Bash is the pepperoni of shell tools being reliable in every field no matter what but I’ve moved to Fish as I wanted to try something different.
So what’s your shell of choice?
Zsh works for me
Plus oh-my-zsh and the powerline 10k theme - this is my go-to shell.
Definitely fish. It does everything i need out of the box. To achieve the same with zsh, i needed a dozen plugins on top of a plugin manager. Here, in satisfied with just Starship as custom prompt.
That said, i’ve been trying nushell recently. Don’t really think it’s for me, but it is pretty interesting
bash is so ubiquitous that I never considered anything else.
Don’t try zsh, because you won’t be able to go back to bash after that 😉
Honestly? Bash. I tried a bunch a few years back and eventually settled back on bash.
Fish was really nice in a lot of ways, but the incompatibilities with normal POSIX workflows threw me off regularly. The tradeoff ended up with me moving off of it.
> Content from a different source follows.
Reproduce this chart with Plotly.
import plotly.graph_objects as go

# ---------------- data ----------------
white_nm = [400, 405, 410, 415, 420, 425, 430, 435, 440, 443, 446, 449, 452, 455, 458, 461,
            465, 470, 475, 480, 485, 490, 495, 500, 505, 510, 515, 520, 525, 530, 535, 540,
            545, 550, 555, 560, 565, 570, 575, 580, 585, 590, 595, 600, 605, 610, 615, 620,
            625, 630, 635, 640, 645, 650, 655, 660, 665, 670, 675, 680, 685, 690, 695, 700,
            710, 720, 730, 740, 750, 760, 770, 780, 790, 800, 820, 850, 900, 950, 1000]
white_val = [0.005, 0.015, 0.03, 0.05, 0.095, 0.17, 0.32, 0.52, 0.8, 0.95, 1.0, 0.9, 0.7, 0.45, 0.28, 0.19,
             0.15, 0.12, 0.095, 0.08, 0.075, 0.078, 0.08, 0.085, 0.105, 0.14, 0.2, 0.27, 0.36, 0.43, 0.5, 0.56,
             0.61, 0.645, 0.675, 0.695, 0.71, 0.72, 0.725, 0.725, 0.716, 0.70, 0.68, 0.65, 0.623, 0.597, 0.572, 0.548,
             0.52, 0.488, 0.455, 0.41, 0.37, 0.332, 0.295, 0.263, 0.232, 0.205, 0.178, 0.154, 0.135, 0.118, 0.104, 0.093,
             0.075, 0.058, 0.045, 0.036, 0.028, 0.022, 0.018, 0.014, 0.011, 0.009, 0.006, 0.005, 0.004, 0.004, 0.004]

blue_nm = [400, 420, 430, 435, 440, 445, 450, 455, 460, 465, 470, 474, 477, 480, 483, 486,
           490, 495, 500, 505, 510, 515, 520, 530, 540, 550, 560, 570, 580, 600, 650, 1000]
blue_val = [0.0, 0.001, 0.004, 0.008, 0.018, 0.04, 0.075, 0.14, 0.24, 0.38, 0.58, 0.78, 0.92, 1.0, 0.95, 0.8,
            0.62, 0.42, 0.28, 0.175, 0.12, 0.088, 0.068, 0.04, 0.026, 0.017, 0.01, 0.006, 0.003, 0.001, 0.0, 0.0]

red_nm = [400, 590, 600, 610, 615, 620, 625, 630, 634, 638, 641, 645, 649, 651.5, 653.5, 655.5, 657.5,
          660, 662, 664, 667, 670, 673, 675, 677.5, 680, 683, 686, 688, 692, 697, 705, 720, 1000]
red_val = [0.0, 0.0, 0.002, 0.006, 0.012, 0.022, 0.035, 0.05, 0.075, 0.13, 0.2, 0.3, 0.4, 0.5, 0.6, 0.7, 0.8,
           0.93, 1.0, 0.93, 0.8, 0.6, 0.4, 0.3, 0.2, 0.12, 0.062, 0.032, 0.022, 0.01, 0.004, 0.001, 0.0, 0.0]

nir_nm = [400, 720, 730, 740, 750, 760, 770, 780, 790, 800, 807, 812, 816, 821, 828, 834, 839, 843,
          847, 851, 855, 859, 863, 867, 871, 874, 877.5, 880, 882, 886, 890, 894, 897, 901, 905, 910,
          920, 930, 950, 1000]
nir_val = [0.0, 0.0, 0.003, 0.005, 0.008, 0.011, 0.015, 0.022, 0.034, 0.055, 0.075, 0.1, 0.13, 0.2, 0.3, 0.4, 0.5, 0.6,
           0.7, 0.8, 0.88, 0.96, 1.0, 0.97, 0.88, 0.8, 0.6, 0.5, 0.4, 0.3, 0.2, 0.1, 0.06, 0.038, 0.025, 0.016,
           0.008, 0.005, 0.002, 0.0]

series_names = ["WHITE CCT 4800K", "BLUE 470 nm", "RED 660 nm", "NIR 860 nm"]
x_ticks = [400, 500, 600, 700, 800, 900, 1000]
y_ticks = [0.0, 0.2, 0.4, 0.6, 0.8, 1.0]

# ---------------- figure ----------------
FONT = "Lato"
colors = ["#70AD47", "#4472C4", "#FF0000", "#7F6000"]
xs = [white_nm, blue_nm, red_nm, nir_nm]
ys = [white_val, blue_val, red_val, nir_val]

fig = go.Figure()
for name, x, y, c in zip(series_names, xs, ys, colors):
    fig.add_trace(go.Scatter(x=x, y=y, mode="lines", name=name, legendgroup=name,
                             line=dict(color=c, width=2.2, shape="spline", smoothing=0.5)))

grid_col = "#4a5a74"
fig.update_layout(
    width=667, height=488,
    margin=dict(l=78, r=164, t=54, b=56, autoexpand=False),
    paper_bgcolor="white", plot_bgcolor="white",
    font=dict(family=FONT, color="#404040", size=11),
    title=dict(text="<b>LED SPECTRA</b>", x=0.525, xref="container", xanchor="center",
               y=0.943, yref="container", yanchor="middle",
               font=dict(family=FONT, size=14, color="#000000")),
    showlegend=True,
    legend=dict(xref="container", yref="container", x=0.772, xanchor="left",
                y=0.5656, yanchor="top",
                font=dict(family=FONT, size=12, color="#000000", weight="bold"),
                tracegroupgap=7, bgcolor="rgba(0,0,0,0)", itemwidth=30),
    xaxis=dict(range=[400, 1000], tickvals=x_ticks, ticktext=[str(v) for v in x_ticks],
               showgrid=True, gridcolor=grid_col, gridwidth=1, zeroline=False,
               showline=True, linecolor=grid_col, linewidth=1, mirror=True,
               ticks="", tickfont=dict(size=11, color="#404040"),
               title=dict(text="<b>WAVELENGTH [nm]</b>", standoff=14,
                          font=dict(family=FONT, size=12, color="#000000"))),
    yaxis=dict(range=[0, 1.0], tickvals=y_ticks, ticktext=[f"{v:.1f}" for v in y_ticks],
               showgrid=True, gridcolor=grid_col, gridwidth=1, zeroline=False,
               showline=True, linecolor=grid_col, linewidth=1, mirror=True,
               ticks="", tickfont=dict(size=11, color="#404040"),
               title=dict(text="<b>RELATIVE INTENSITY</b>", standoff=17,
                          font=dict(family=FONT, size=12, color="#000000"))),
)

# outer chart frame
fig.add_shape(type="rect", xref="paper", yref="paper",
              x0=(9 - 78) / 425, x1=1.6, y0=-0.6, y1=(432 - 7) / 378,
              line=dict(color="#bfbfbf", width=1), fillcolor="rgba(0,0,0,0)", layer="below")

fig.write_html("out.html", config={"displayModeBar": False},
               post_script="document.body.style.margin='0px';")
I liked the extensibility of zsh, except that I found it would get slow with only a few bits from ohmyzsh installed. My terminal did cool things but too slowly for me to find it acceptable.
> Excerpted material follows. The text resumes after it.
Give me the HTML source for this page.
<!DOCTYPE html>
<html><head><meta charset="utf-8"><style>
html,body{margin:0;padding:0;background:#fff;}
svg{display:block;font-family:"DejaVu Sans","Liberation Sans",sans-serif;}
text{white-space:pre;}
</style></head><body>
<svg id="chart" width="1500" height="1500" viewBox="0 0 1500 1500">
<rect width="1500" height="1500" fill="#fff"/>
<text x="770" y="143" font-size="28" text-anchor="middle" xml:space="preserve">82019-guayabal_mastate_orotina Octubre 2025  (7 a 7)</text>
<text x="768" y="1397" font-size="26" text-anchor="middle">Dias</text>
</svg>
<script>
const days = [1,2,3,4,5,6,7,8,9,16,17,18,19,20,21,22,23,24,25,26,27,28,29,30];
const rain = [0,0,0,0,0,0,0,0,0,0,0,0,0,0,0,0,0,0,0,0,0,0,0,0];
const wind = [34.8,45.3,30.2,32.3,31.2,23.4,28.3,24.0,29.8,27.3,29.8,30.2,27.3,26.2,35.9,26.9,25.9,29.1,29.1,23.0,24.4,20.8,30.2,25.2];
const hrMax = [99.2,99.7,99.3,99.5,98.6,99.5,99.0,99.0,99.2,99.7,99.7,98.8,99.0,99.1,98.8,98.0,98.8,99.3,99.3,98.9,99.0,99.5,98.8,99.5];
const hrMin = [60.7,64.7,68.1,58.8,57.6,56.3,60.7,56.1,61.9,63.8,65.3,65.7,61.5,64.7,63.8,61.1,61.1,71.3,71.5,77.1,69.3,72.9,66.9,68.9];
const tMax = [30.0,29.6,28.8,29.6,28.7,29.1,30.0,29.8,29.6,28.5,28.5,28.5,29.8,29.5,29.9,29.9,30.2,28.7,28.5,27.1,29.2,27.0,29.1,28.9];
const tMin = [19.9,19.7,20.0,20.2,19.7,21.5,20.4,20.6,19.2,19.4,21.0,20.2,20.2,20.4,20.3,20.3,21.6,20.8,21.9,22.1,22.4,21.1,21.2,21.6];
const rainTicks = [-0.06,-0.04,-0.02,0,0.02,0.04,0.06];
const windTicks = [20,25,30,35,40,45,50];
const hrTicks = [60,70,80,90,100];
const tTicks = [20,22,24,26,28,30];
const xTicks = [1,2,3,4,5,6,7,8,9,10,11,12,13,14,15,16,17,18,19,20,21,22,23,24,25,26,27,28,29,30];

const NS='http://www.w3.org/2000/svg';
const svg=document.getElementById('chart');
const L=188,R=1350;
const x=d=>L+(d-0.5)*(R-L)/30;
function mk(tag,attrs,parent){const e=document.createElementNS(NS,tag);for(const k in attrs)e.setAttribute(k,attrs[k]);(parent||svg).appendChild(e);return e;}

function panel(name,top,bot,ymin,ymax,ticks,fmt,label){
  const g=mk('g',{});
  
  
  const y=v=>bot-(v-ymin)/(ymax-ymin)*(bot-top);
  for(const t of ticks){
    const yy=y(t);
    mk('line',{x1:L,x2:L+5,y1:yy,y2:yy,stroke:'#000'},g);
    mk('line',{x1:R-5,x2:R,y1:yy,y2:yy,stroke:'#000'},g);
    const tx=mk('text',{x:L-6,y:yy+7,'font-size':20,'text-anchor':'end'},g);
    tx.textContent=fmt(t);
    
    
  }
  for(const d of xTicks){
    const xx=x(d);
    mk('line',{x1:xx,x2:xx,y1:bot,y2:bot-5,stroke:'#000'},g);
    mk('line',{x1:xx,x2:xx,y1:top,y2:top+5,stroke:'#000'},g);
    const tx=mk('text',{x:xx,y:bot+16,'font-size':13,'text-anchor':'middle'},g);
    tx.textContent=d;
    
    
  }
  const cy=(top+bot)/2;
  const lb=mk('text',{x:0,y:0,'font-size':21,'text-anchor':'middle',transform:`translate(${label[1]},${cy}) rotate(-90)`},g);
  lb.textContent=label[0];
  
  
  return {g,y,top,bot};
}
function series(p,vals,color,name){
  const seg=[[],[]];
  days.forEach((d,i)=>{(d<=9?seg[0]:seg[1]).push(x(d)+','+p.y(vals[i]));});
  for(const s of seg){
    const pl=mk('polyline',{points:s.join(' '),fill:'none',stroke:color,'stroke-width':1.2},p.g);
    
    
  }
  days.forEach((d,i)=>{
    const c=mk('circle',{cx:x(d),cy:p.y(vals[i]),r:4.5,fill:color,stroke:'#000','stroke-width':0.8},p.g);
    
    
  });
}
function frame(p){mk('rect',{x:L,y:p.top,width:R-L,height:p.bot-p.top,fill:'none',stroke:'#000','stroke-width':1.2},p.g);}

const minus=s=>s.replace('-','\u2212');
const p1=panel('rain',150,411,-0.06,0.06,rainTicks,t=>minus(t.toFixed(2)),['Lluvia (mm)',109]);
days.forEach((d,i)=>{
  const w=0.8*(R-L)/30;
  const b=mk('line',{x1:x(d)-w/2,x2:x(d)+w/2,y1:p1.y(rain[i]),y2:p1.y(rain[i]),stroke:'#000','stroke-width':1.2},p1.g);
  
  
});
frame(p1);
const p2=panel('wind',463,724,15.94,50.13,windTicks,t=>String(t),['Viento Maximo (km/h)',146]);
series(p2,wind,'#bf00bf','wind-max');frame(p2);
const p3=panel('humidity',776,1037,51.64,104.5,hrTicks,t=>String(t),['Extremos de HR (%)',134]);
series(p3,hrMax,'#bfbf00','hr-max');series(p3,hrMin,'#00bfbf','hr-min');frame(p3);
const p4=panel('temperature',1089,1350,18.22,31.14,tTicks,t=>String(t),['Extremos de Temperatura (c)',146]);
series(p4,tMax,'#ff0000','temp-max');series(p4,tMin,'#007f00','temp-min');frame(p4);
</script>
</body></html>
Dash was the opposite, too feature light for me to be able to use efficiently. It didn’t even have tab completion. I suffered that week.
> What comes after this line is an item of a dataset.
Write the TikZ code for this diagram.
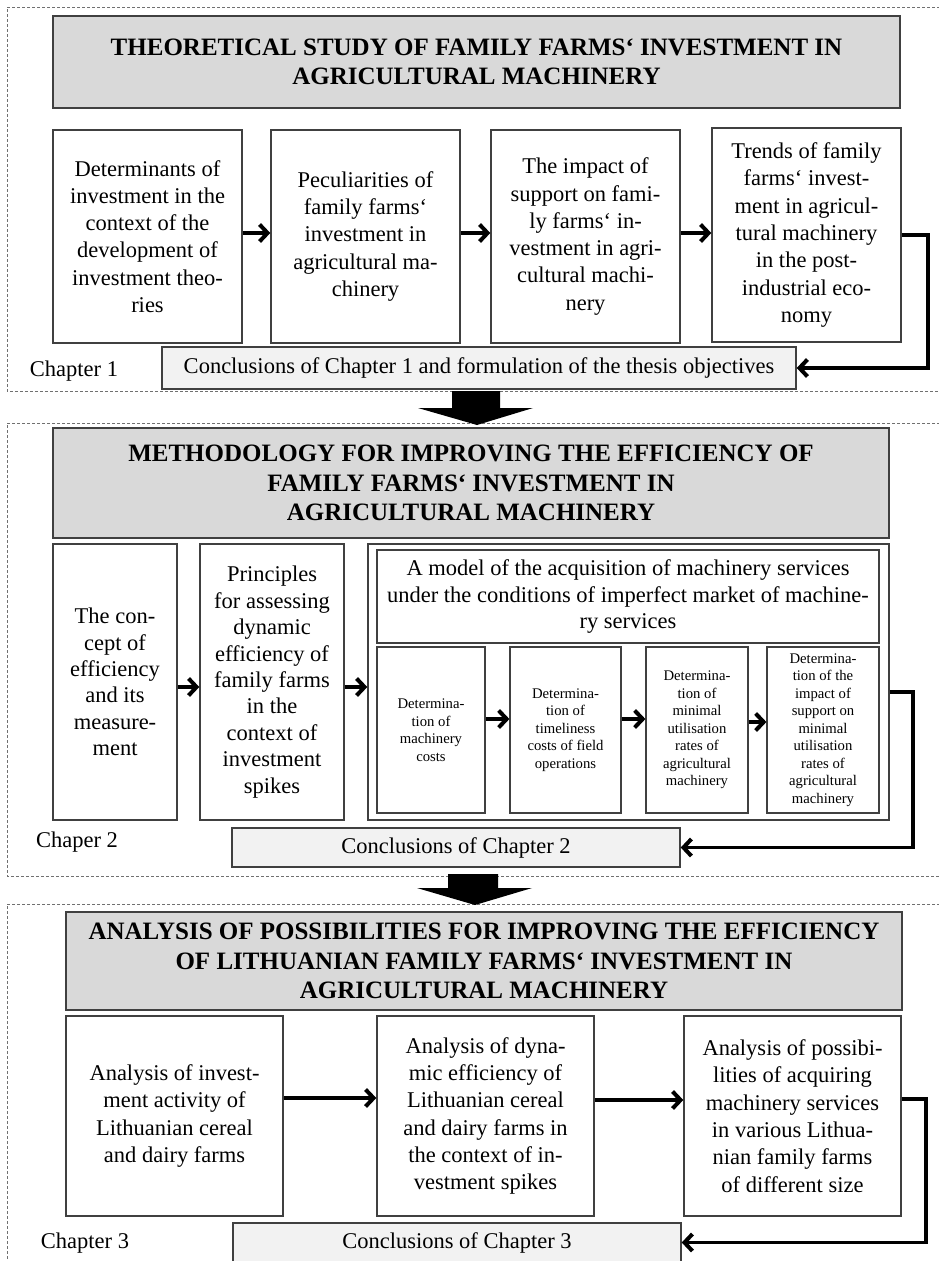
\documentclass[tikz,border=0pt]{standalone}
\usepackage{fontspec}
\setmainfont{Liberation Serif}
\usetikzlibrary{arrows.meta,calc}
\definecolor{titlefill}{HTML}{D9D9D9}
\definecolor{concfill}{HTML}{F2F2F2}
\definecolor{edge}{HTML}{404040}
\definecolor{framegray}{HTML}{707070}
\begin{document}
\begin{tikzpicture}[x=1pt,y=-1pt,
  frame/.style={draw=framegray,line width=0.8pt,dash pattern=on 3pt off 2pt},
  titlebox/.style={draw=edge,line width=1.5pt,fill=titlefill,align=center,inner sep=0pt,
    font={\fontsize{25}{29.5}\selectfont\bfseries}},
  box/.style={draw=edge,line width=1.4pt,fill=white,align=center,inner sep=0pt,
    font={\fontsize{22.5}{27.3}\selectfont}},
  boxb/.style={box,font={\fontsize{22.5}{26.4}\selectfont}},
  smallbox/.style={draw=edge,line width=1.2pt,fill=white,align=center,inner sep=0pt,
    font={\fontsize{14.7}{17.5}\selectfont}},
  concbox/.style={draw=edge,line width=1.4pt,fill=concfill,align=center,inner sep=0pt,
    font={\fontsize{22.5}{27}\selectfont}},
  chaplabel/.style={inner sep=0pt,font={\fontsize{22.5}{27}\selectfont}},
  conn/.style={line width=3.6pt,-{Straight Barb[length=8pt,width=17pt,line width=4pt]}},
  bigarrow/.style={fill=black}
]
\useasboundingbox (0,0) rectangle (938,1261);

% chapter frames
\draw[frame] (950,7) -- (7,7) -- (7,391) -- (950,391);
\draw[frame] (950,423) -- (7,423) -- (7,876) -- (950,876);
\draw[frame] (950,904) -- (7,904) -- (7,1275);

% ---------------- Chapter 1
\node[titlebox,minimum width=847pt,minimum height=92pt] (t1) at (476.5,62)
  {THEORETICAL STUDY OF FAMILY FARMS‘ INVESTMENT IN\\AGRICULTURAL MACHINERY};
\node[box,minimum width=189pt,minimum height=213pt] (c1a) at (147.5,236.5)
  {Determinants of\\investment in the\\context of the\\development of\\investment theo-\\ries};
\node[box,minimum width=189pt,minimum height=213pt] (c1b) at (365.5,236.5)
  {Peculiarities of\\family farms‘\\investment in\\agricultural ma-\\chinery};
\node[box,minimum width=189pt,minimum height=213pt] (c1c) at (585.5,236.5)
  {The impact of\\support on fami-\\ly farms‘ in-\\vestment in agri-\\cultural machi-\\nery};
\node[box,minimum width=189pt,minimum height=214pt] (c1d) at (806.5,235)
  {Trends of family\\farms‘ invest-\\ment in agricul-\\tural machinery\\in the post-\\industrial eco-\\nomy};
\node[concbox,minimum width=634pt,minimum height=42pt] (con1) at (479,368)
  {Conclusions of Chapter 1 and formulation of the thesis objectives};
\node[chaplabel] (lab1) at (74,371) {Chapter 1};

\draw[conn] ([yshift=3.5pt]c1a.east) -- ([yshift=3.5pt]c1b.west);
\draw[conn] ([yshift=3.5pt]c1b.east) -- ([yshift=3.5pt]c1c.west);
\draw[conn] ([yshift=3.5pt]c1c.east) -- ([yshift=2pt]c1d.west);
\draw[conn] (c1d.east) -- ++(26,0) |- (con1.east);

% big arrow 1
\fill[bigarrow] (452,391) -- (500,391) -- (500,408) -- (533,408) -- (477,425)
  -- (418,408) -- (452,408) -- cycle;

% ---------------- Chapter 2
\node[titlebox,minimum width=836pt,minimum height=110pt] (t2) at (471,483)
  {METHODOLOGY FOR IMPROVING THE EFFICIENCY OF\\FAMILY FARMS‘ INVESTMENT IN\\AGRICULTURAL MACHINERY};
\node[boxb,minimum width=124pt,minimum height=276pt] (c2a) at (115,682)
  {The con-\\cept of\\efficiency\\and its\\measure-\\ment};
\node[boxb,minimum width=144pt,minimum height=276pt] (c2b) at (272,682)
  {Principles\\for assessing\\dynamic\\efficiency of\\family farms\\in the\\context of\\investment\\spikes};
\node[box,minimum width=521pt,minimum height=276pt] (c2c) at (628.5,682) {};
\node[boxb,minimum width=502pt,minimum height=93pt,line width=1.2pt] (model) at (628,596.5)
  {A model of the acquisition of machinery services\\under the conditions of imperfect market of machine-\\ry services};
\node[smallbox,minimum width=108pt,minimum height=166pt] (s1) at (431,730)
  {Determina-\\tion of\\machinery\\costs};
\node[smallbox,minimum width=111pt,minimum height=166pt] (s2) at (565.5,730)
  {Determina-\\tion of\\timeliness\\costs of field\\operations};
\node[smallbox,minimum width=102pt,minimum height=166pt] (s3) at (697,730)
  {Determina-\\tion of\\minimal\\utilisation\\rates of\\agricultural\\machinery};
\node[smallbox,minimum width=112pt,minimum height=166pt] (s4) at (823,730)
  {Determina-\\tion of the\\impact of\\support on\\minimal\\utilisation\\rates of\\agricultural\\machinery};
\node[concbox,minimum width=448pt,minimum height=39pt] (con2) at (456,847.5)
  {Conclusions of Chapter 2};
\node[chaplabel] (lab2) at (77,842) {Chaper 2};

\draw[conn] ([yshift=-5pt]c2a.east) -- ([yshift=-5pt]c2b.west);
\draw[conn] ([yshift=-5pt]c2b.east) -- ([yshift=-5pt]c2c.west);
\draw[conn] ([yshift=11pt]s1.east) -- ([yshift=11pt]s2.west);
\draw[conn] ([yshift=11pt]s2.east) -- ([yshift=11pt]s3.west);
\draw[conn] ([yshift=8pt]s3.east) -- ([yshift=8pt]s4.west);
\draw[conn] ([yshift=-10pt]c2c.east) -- ++(23,0) |- (con2.east);

% big arrow 2
\fill[bigarrow] (448,874) -- (498,874) -- (498,888) -- (532,888) -- (475,905)
  -- (417,888) -- (448,888) -- cycle;

% ---------------- Chapter 3
\node[titlebox,minimum width=836pt,minimum height=98pt] (t3) at (484,961)
  {ANALYSIS OF POSSIBILITIES FOR IMPROVING THE EFFICIENCY\\OF LITHUANIAN FAMILY FARMS‘ INVESTMENT IN\\AGRICULTURAL MACHINERY};
\node[box,minimum width=217pt,minimum height=200pt] (b1) at (174.5,1116)
  {Analysis of invest-\\ment activity of\\Lithuanian cereal\\and dairy farms};
\node[box,minimum width=217pt,minimum height=200pt] (b2) at (485.5,1116)
  {Analysis of dyna-\\mic efficiency of\\Lithuanian cereal\\and dairy farms in\\the context of in-\\vestment spikes};
\node[box,minimum width=217pt,minimum height=200pt] (b3) at (792.5,1116)
  {Analysis of possibi-\\lities of acquiring\\machinery services\\in various Lithua-\\nian family farms\\of different size};
\node[concbox,minimum width=448pt,minimum height=39pt] (con3) at (457,1242.5)
  {Conclusions of Chapter 3};
\node[chaplabel] (lab3) at (85,1243) {Chapter 3};

\draw[conn] ([yshift=18pt]b1.east) -- ([yshift=18pt]b2.west);
\draw[conn] ([yshift=16pt]b2.east) -- ([yshift=16pt]b3.west);
\draw[conn] ([yshift=17pt]b3.east) -- ++(24,0) |- (con3.east);
\end{tikzpicture}
\end{document}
Bash sits in a middle ground of usability, performance, and extensibility that just works for me. It has enough features to work well out of the box, I can add enough in my bashrc to ease some workflows for myself, and it’s basically instantaneous when I open a terminal or run simple commands.
Fish has continued to add bash compat over time.
while I still use ohmyzsh, a lot of it’s opponents make it’s slowness one of its complaints. You don’t need ohmyzsh to have fancy things, it’s just makes setting it all up a little easier.
Bash is fine. Zsh on Macs is fine too. I can’t stress how useful it is to learn busybox if you end up with a shell on an embedded device.
All these crazy shells people talk about are kinda like race car controls. I’m not driving a race car, I’m driving a box truck with three on the tree.
zsh
I’ve explained my choice for zsh here
Nicely configured it’s so convenient that I spend most of my time in the terminal and don’t even use a file explorer anymore. It can also be expanded with some plugins for specific use-cases.
Your website’s theme is very pleasant to look at and also serves good for a blog since everything is easy to read. Good job, if you were the one who made it
Thank you very much for your feedback. I’ve spent quite some time trying to create a minimalist and efficient theme. Very glad to hear that I met this goal.
You and me both.
I know I’m a heretic but I’m a huge powershell fan. Once you work with an object-oriented shell you’ll wonder why you’ve dealt with parsing text for so long. Works great on Linux, MacOS and Windows, it’s open source, reads and writes csv, json and xml natively, native web and rest service support, built-in support for remote computing and parallel processing and extensive libraries for just about anything you can think of. It takes a little getting used to but it’s worth it.
I use powershell by default on windows and I prefer it for scripting any day of the week vs. shell scripts. It’s not the fastest but you can always plug in .net to your scripts to dramatically improve performance. Sure, I could write the script in rust or whatever to make it even faster, but that’s way more work than I need for the lifespan of the script.
Even on Windows I try to avoid Powershell. I use bash through GitBash there, too. But, I don’t mind using Powershell for work, because some workflows are already implemented in ps1-scripts.
zsh, because of highly customizable.
The PEPPPERONI of tools!? that’s not a thing right? why pepperoni??
Because pepperoni rocks
Soft shell tacos are my favorite. Hard shell is ok but there’s nothing like a double wrapped soft taco.
Oh and I just use bash.
Pff, newbie. I bash my tacos!
/s
I really like fish because it has excellent contextual autocomplete based on the folder you’re in. I haven’t used any other shell that was as good at it.
nushell is excellent for dealing with structured data. it’s also great as a scripting language.
Zsh
No plugin manager. Zsh has a builtin plugin system (
autoload
) and ships with most things you want (like Git integration).My config: http://github.com/cbarrick/dotfiles
I really like nushell, which has more of a feel and ergonomics of a modern programming language without the idiosyncrasies of traditional shells (so it’s obviously not POSIX shell compatible).
One major downside is that it’s not yet stable, so breaking changes between releases are expected.